A curious Egyptian behind me on the plane asked an American next to him out of the blue about the presidential debate a few nights ago. He seemed geniunely curious and, as I have experienced myself on previous trips, his second question was “are you a Republican or a Democrat?” The American responded “I’m an independent.” Maybe he didn’t want to get into the conversation that would necessarily flow from a partisan answer, but it seemed like a cordial conversation. I know an American who says she’s Canadian when she travels abroad. Not because she’s embarrassed so much as because she just doesn’t want to engage in the discussion that almost always comes from that admission. I’d never lie about my nationality, but I do understand the urge to sidestep conversation with a stranger about Bush or Iraq or Osama Bin Laden. I’ve never encountered hostility — not here or in Europe — but there’s genuine curiosity and passion in the questions about our country and, well, sometimes I just can’t muster the energy.

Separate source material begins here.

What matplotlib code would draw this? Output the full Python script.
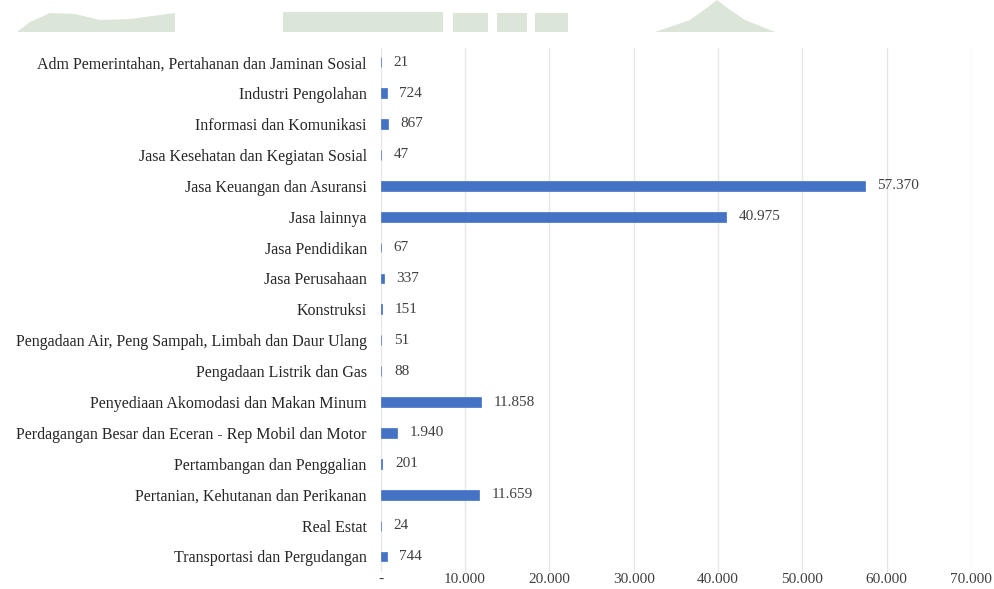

I was on my own tonight, sitting on the patio of the Nile Hilton, drowning in the smoke of direct-burn hookah pipes. Those things are not for the casual shisha smoker. Like lighting ten cigarettes, putting ’em on a bong, and going for it. No thanks. I’ll take the wuss molasses variety. Anyway, I’m reading Reading Lolita in Tehran the story of an all-female book club who discover themselves through censored Western texts in Iran. There’s something painfully meta about me reading this in an Egyptian cafe. Reading Reading Lolita. I should have just brought Nabokov and short-circuited the whole pomo loop.

I’m here this time with a documentary production crew working for the History Channel. They are creating a show on the history of Egyptology and the IBM project (yeah, that one) I launched earlier this year figures prominently in it. I am the technical consultant for the shoot and we’re here securing permissions, slapping the baksheesh, and scouting locations — in that order. The show shoots in November.

OK, I think I’ve fended off jetlag long enough. Time to succumb.